__WRITTEN REQUEST__. Repeat the records below exactly, from the first line through the line containing "const rows = regions.map((r, i)", and leave out any pictures.

__ENTRIES__.
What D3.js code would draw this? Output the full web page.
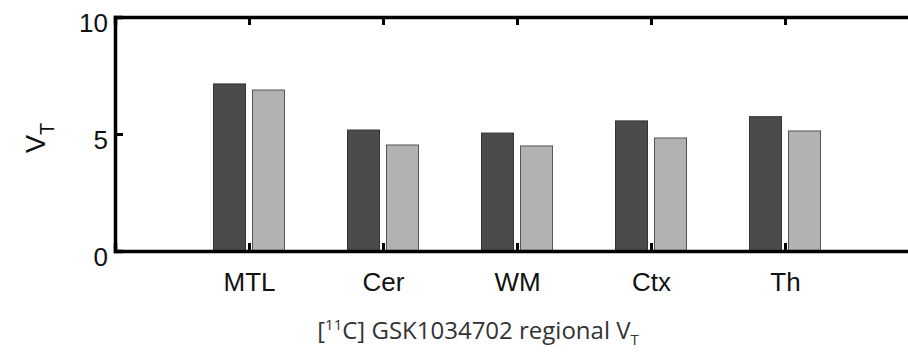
<!DOCTYPE html>
<html>
<head>
<meta charset="utf-8">
<script src="https://cdn.jsdelivr.net/npm/d3@7"></script>
<style>
  body { margin: 0; background: #fff; }
  svg { display: block; }
</style>
</head>
<body>
<div id="chart"></div>
<script>
// regions and the two V_T series
const regions = ["MTL", "Cer", "WM", "Ctx", "Th"];
const seriesA = [7.14, 5.17, 5.04, 5.56, 5.74];
const seriesB = [6.88, 4.53, 4.49, 4.83, 5.13];
const yTicks = [0, 5, 10];

const W = 908, H = 352;
const svg = d3.select("#chart").append("svg")
  .attr("width", W).attr("height", H);

// region i sits at x = i+1, plot runs 0..6 (right edge clipped by the window)
const x = d3.scaleLinear().domain([0, 6]).range([115, 919]);
const y = d3.scaleLinear().domain([0, 10]).range([251, 17]);

const barW = 32, off = 19.5;
const g = svg.append("g");

const rows = regions.map((r, i) => ({ r, i: i + 1, a: seriesA[i], b: seriesB[i] }));

g.selectAll("rect.a").data(rows).enter().append("rect")
  .attr("class", "a")
  .attr("x", d => x(d.i) - off - barW / 2)
  .attr("y", d => y(d.a))
  .attr("width", barW)
  .attr("height", d => y(0) - y(d.a))
  .attr("fill", "#4b4b4b").attr("stroke", "#333").attr("stroke-width", 1);

g.selectAll("rect.b").data(rows).enter().append("rect")
  .attr("class", "b")
  .attr("x", d => x(d.i) + off - barW / 2)
  .attr("y", d => y(d.b))
  .attr("width", barW)
  .attr("height", d => y(0) - y(d.b))
  .attr("fill", "#b2b2b2").attr("stroke", "#555").attr("stroke-width", 1);

// axes, matlab style box with inward ticks
const font = "'Liberation Sans', Arial, sans-serif";
const xBottom = d3.axisBottom(x).tickValues(rows.map(d => d.i))
  .tickFormat((d, i) => regions[i]).tickSize(-8).tickPadding(22);
const xTop = d3.axisTop(x).tickValues(rows.map(d => d.i))
  .tickFormat("").tickSize(-8);
const yLeft = d3.axisLeft(y).tickValues(yTicks).tickSize(-8).tickPadding(7);

function style(sel) {
  sel.select(".domain").attr("stroke", "#000").attr("stroke-width", 3.5);
  sel.selectAll(".tick line").attr("stroke", "#000").attr("stroke-width", 3);
  sel.selectAll("text").attr("fill", "#111").style("font-family", font).style("font-size", "26px");
}

svg.append("g").attr("transform", `translate(0,${y(0)})`).call(xBottom).call(style);
svg.append("g").attr("transform", `translate(0,${y(10)})`).call(xTop).call(style);
svg.append("g").attr("transform", `translate(${x(0)},0)`).call(yLeft).call(style)
  .selectAll(".tick text").attr("dy", "0.54em");

// y label V_T
const yl = svg.append("text")
  .attr("transform", `translate(45,${y(5) + 4}) rotate(-90)`)
  .attr("text-anchor", "middle")
  .style("font-family", font).style("font-size", "27px").attr("fill", "#111");
yl.append("tspan").text("V");
yl.append("tspan").attr("dy", 9).style("font-size", "20px").text("T");

// caption under the panel
const cap = svg.append("text")
  .attr("x", 478).attr("y", 339)
  .attr("text-anchor", "middle")
  .style("font-family", "'Open Sans', 'Noto Sans', sans-serif")
  .style("font-size", "24px").attr("fill", "#333");
cap.append("tspan").text("[");
cap.append("tspan").attr("dy", -9).style("font-size", "15px").text("11");
cap.append("tspan").attr("dy", 9).text("C] GSK1034702 regional V");
cap.append("tspan").attr("dy", 6).style("font-size", "15px").text("T");
</script>
</body>
</html>
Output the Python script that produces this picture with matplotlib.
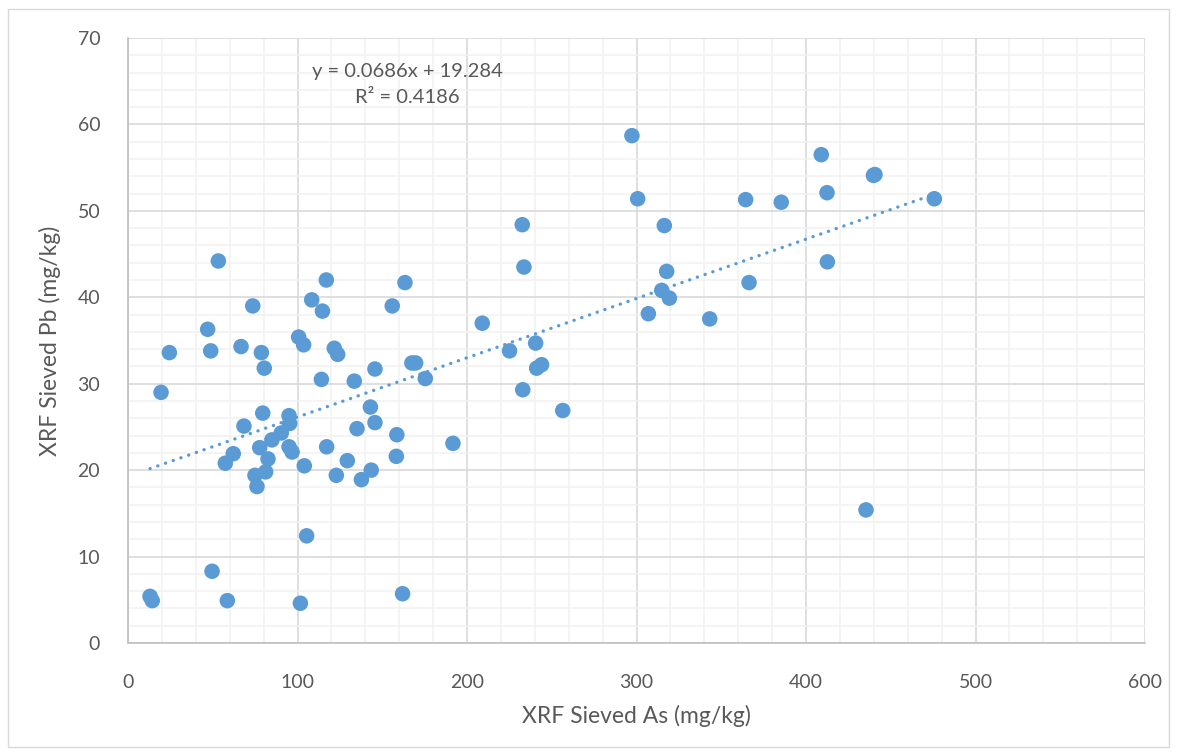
import matplotlib
matplotlib.use("Agg")
import matplotlib.pyplot as plt
from matplotlib.patches import Rectangle
from matplotlib.ticker import MultipleLocator
import numpy as np

plt.rcParams['font.family'] = ['Lato', 'DejaVu Sans']

# ---- data ----
as_mgkg = [13.0, 14.3, 19.5, 24.4, 47.0, 48.8, 49.6, 53.3, 57.4, 58.6,
           62.1, 66.7, 68.4, 73.6, 74.9, 76.1, 77.7, 78.7, 79.5, 80.4,
           81.2, 82.6, 84.9, 90.4, 95.0, 95.4, 95.0, 96.8, 100.7, 101.7,
           103.6, 104.0, 105.4, 108.4, 114.1, 114.7, 117.0, 117.2, 121.7, 122.9,
           123.7, 129.4, 133.5, 135.1, 137.7, 143.0, 143.5, 145.7, 145.7, 155.9,
           158.3, 158.6, 162.0, 163.4, 167.5, 169.7, 175.4, 191.7, 209.0, 225.1,
           232.6, 232.9, 233.6, 240.5, 241.1, 244.0, 256.5, 297.3, 300.7, 307.0,
           314.9, 316.4, 317.8, 319.4, 343.2, 364.4, 366.4, 385.4, 409.0, 412.4,
           412.6, 435.4, 439.8, 440.7, 475.7]
pb_mgkg = [5.4, 4.9, 29.0, 33.6, 36.3, 33.8, 8.3, 44.2, 20.8, 4.9,
           21.9, 34.3, 25.1, 39.0, 19.4, 18.1, 22.6, 33.6, 26.6, 31.8,
           19.8, 21.3, 23.5, 24.3, 26.3, 25.4, 22.7, 22.1, 35.4, 4.6,
           34.5, 20.5, 12.4, 39.7, 30.5, 38.4, 42.0, 22.7, 34.1, 19.4,
           33.4, 21.1, 30.3, 24.8, 18.9, 27.3, 20.0, 31.7, 25.5, 39.0,
           21.6, 24.1, 5.7, 41.7, 32.4, 32.4, 30.6, 23.1, 37.0, 33.8,
           48.4, 29.3, 43.5, 34.7, 31.8, 32.2, 26.9, 58.7, 51.4, 38.1,
           40.8, 48.3, 43.0, 39.9, 37.5, 51.3, 41.7, 51.0, 56.5, 52.1,
           44.1, 15.4, 54.1, 54.2, 51.4]

trend_slope = 0.0686
trend_intercept = 19.284
trend_r2 = 0.4186

x_ticks = [0, 100, 200, 300, 400, 500, 600]
y_ticks = [0, 10, 20, 30, 40, 50, 60, 70]

# ---- figure ----
W, H = 1177, 754
fig = plt.figure(figsize=(W / 100, H / 100), dpi=100)
fig.patch.set_facecolor('white')
fig.patches.append(Rectangle((8 / W, 1 - 747 / H), (1169 - 8) / W, (747 - 9) / H,
                             transform=fig.transFigure, fill=False,
                             edgecolor='#D9D9D9', linewidth=1.0))

ax = fig.add_axes([128 / W, 1 - 643 / H, (1145 - 128) / W, (643 - 38) / H])
ax.set_xlim(0, 600)
ax.set_ylim(0, 70)
ax.set_xticks(x_ticks)
ax.set_yticks(y_ticks)
ax.xaxis.set_minor_locator(MultipleLocator(20))
ax.yaxis.set_minor_locator(MultipleLocator(2))
ax.grid(which='minor', color='#F2F2F2', linewidth=1.2, zorder=0)
ax.grid(which='major', color='#D9D9D9', linewidth=1.2, zorder=0)
ax.set_axisbelow(True)
for s in ['top', 'right']:
    ax.spines[s].set_visible(False)
for s in ['left', 'bottom']:
    ax.spines[s].set_color('#BFBFBF')
    ax.spines[s].set_linewidth(1.2)
ax.tick_params(which='both', length=0)
ax.tick_params(axis='x', pad=22, labelsize=14, labelcolor='#595959')
ax.tick_params(axis='y', pad=20, labelsize=14, labelcolor='#595959')

ax.scatter(as_mgkg, pb_mgkg, s=125, color='#5B9BD5', edgecolors='none',
           zorder=3, clip_on=False)

xs = np.array([min(as_mgkg), max(as_mgkg)])
ax.plot(xs, trend_slope * xs + trend_intercept, color='#5B9BD5',
        linewidth=2.4, linestyle=(0, (0.05, 2.4)), dash_capstyle='round',
        zorder=4)

ax.text(165, 64.6, f"y = {trend_slope}x + {trend_intercept}\nR² = {trend_r2}",
        ha='center', va='center', multialignment='center', fontsize=14.5,
        color='#595959', linespacing=1.6)

ax.set_xlabel('XRF Sieved As (mg/kg)', fontsize=16.5, color='#595959', labelpad=10)
ax.set_ylabel('XRF Sieved Pb (mg/kg)', fontsize=16.5, color='#595959', labelpad=12)

fig.savefig('out.png', dpi=100)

__WRITTEN RESPONSE__.
What D3.js code would draw this? Output the full web page.
<!DOCTYPE html>
<html>
<head>
<meta charset="utf-8">
<script src="https://cdn.jsdelivr.net/npm/d3@7"></script>
<style>
  body { margin: 0; background: #fff; }
  svg { display: block; }
</style>
</head>
<body>
<div id="chart"></div>
<script>
// regions and the two V_T series
const regions = ["MTL", "Cer", "WM", "Ctx", "Th"];
const seriesA = [7.14, 5.17, 5.04, 5.56, 5.74];
const seriesB = [6.88, 4.53, 4.49, 4.83, 5.13];
const yTicks = [0, 5, 10];

const W = 908, H = 352;
const svg = d3.select("#chart").append("svg")
  .attr("width", W).attr("height", H);

// region i sits at x = i+1, plot runs 0..6 (right edge clipped by the window)
const x = d3.scaleLinear().domain([0, 6]).range([115, 919]);
const y = d3.scaleLinear().domain([0, 10]).range([251, 17]);

const barW = 32, off = 19.5;
const g = svg.append("g");

const rows = regions.map((r, i) => ({ r, i: i + 1, a: seriesA[i], b: seriesB[i] }));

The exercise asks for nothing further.